John Stepper brings SOA to Deutsche Bank

08.10.2008

Stepper: For the most part, we've gone the SOAP route, but I'd say we're not nearly done identifying and promoting specific standards. The governance body that I mentioned was formed in the first quarter? There are two of them. One is a SOA standards board, and that's exactly the kinds of things that they're incrementally defining, rolling out, and promoting in terms of standards. The 100 projects I mentioned are the projects that, over the course of the next 12-plus months, we expect to onboard to our SOA infrastructure. And based on the 20 or so that we have live right now, we're able to get real-world examples, extract what we think are meaningful standards, and then promote them in time for the remainder of the next 12 months.

So the answer to your question is, it's a work in progress. We have the people in place, and we think the timing is right, to do it in an academic way, but in a way that is relevant to the live applications that are coming onboard over the next 12 months.

CIO: What are some insights you've gained that you didn't anticipate, now that those first 20 applications are actually live? Any surprises? Any challenges? Any brick walls that you ran into?

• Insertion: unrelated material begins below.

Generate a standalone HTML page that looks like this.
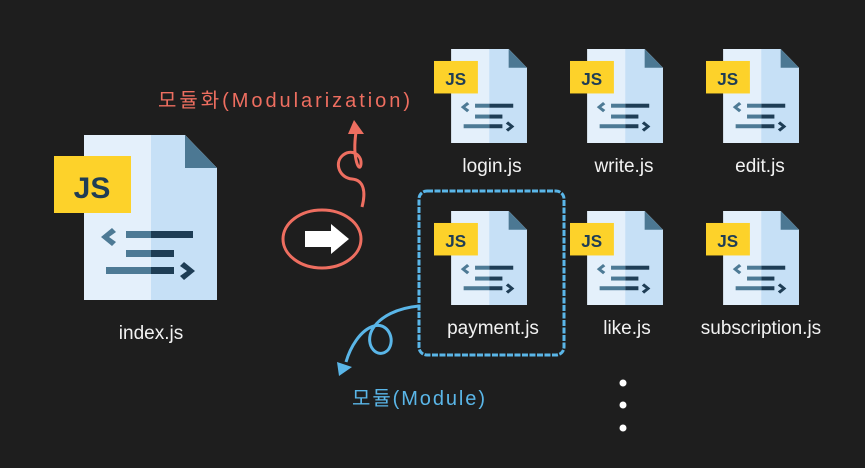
<!DOCTYPE html>
<html><head><meta charset="utf-8"><style>
html,body{margin:0;padding:0;background:#1e1e1e;}
body{width:865px;height:468px;overflow:hidden;position:relative;}
svg{position:absolute;left:0;top:0;}
.lbl{font-family:"Liberation Sans",sans-serif;fill:#f2f2f2;text-anchor:middle;}
</style></head><body>
<svg width="865" height="468" viewBox="0 0 865 468">
<defs>
<g id="ic">
  <path d="M30,0 H131 L163,33 V165 H30 Z" fill="#e4f0fb"/>
  <path d="M97,0 H131 L163,33 V165 H97 Z" fill="#c6e0f6"/>
  <path d="M131,0 L163,33 H131 Z" fill="#4c7893"/>
  <rect x="0" y="21" width="77" height="57" fill="#fdd22a"/>
  <text x="38" y="63" font-family="Liberation Sans,sans-serif" font-weight="bold" font-size="30" fill="#1f3d55" text-anchor="middle">JS</text>
  <path d="M58,93 L47,102 L58,111 L62,107 L55,102 L62,97 Z" fill="#4d7a95"/>
  <rect x="72" y="96" width="25" height="7" fill="#4d7a95"/><rect x="97" y="96" width="42" height="7" fill="#1e3d55"/>
  <rect x="72" y="115" width="25" height="7" fill="#4d7a95"/><rect x="97" y="115" width="23" height="7" fill="#1e3d55"/>
  <rect x="52" y="132" width="45" height="7" fill="#4d7a95"/><rect x="97" y="132" width="23" height="7" fill="#1e3d55"/>
  <path d="M130,127 L141,136 L130,145 L126,141 L133,136 L126,131 Z" fill="#1e3d55"/>
</g>
</defs>
<use href="#ic" transform="translate(54,135)"/>
<text class="lbl" x="151" y="339" font-size="19">index.js</text>

<use href="#ic" transform="translate(434,49) scale(0.57)"/>
<use href="#ic" transform="translate(570,49) scale(0.57)"/>
<use href="#ic" transform="translate(706,49) scale(0.57)"/>
<use href="#ic" transform="translate(434,211) scale(0.57)"/>
<use href="#ic" transform="translate(570,211) scale(0.57)"/>
<use href="#ic" transform="translate(706,211) scale(0.57)"/>
<text class="lbl" x="492" y="172" font-size="19">login.js</text>
<text class="lbl" x="624" y="172" font-size="19">write.js</text>
<text class="lbl" x="760" y="172" font-size="19">edit.js</text>
<text class="lbl" x="493" y="334" font-size="19">payment.js</text>
<text class="lbl" x="627" y="334" font-size="19">like.js</text>
<text class="lbl" x="761" y="334" font-size="19">subscription.js</text>
<circle cx="623" cy="383" r="3.5" fill="#fff"/><circle cx="623" cy="405" r="3.5" fill="#fff"/><circle cx="623" cy="428" r="3.5" fill="#fff"/>

<!-- red -->
<ellipse cx="322" cy="239" rx="39" ry="29" fill="none" stroke="#ee6e60" stroke-width="3"/>
<path d="M305,231 H331 V224 L349,239 L331,254 V247 H305 Z" fill="#fff"/>
<path d="M362,207 C366,192 364,180 352,179 C340,178 334,164 342,156 C350,148 362,154 361,164 C360,174 352,160 356,132" fill="none" stroke="#ee6e60" stroke-width="3"/>
<path d="M348,134 L354,120 L364,134 Z" fill="#ee6e60"/>
<text x="158" y="107" font-family="Liberation Sans,'Noto Sans CJK KR',sans-serif" font-size="20" fill="#ee6e60" textLength="252">모듈화(Modularization)</text>

<!-- blue -->
<rect x="419" y="191" width="145" height="164" rx="8" fill="none" stroke="#5ab6e8" stroke-width="3" stroke-dasharray="6 1.5"/>
<path d="M419,306 C398,308 380,316 372,330 C364,346 378,360 388,350 C396,340 388,322 374,326 C360,330 350,348 346,362" fill="none" stroke="#5ab6e8" stroke-width="3"/>
<path d="M337,362 L339,376 L352,367 Z" fill="#5ab6e8"/>
<text x="352" y="405" font-family="Liberation Sans,'Noto Sans CJK KR',sans-serif" font-size="20" fill="#5ab6e8" textLength="133">모듈(Module)</text>
</svg>
</body></html>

Stepper: As much as I said we think we did a great job trying to get the infrastructure to production grade early on in the overall SOA timeline, in retrospect, I would have done that even earlier. I would have formed those governance structures even earlier, too, because I think we-and I think this is probably true in most organizations-I think we underestimated how large a transformation this could be; that is, going from vertically-aligned IT operations environment to something that's trying to make much greater use of shared assets.

It's not just about teaching developers how to use Web services. It's changing how the funding is done for shared services. It's putting governance structures in place. It's defining engineering and process standards. It's creating new roles where you have actual process analysts; roles that just don't exist today. I'm glad we have things that are live, because nothing beats having real projects out there that you've learned from as an organization. But I'd still look to put more weight, more resources, behind the early engineering of the infrastructure, and between the early decisions around process and engineering standards. I would do that a lot earlier than I did.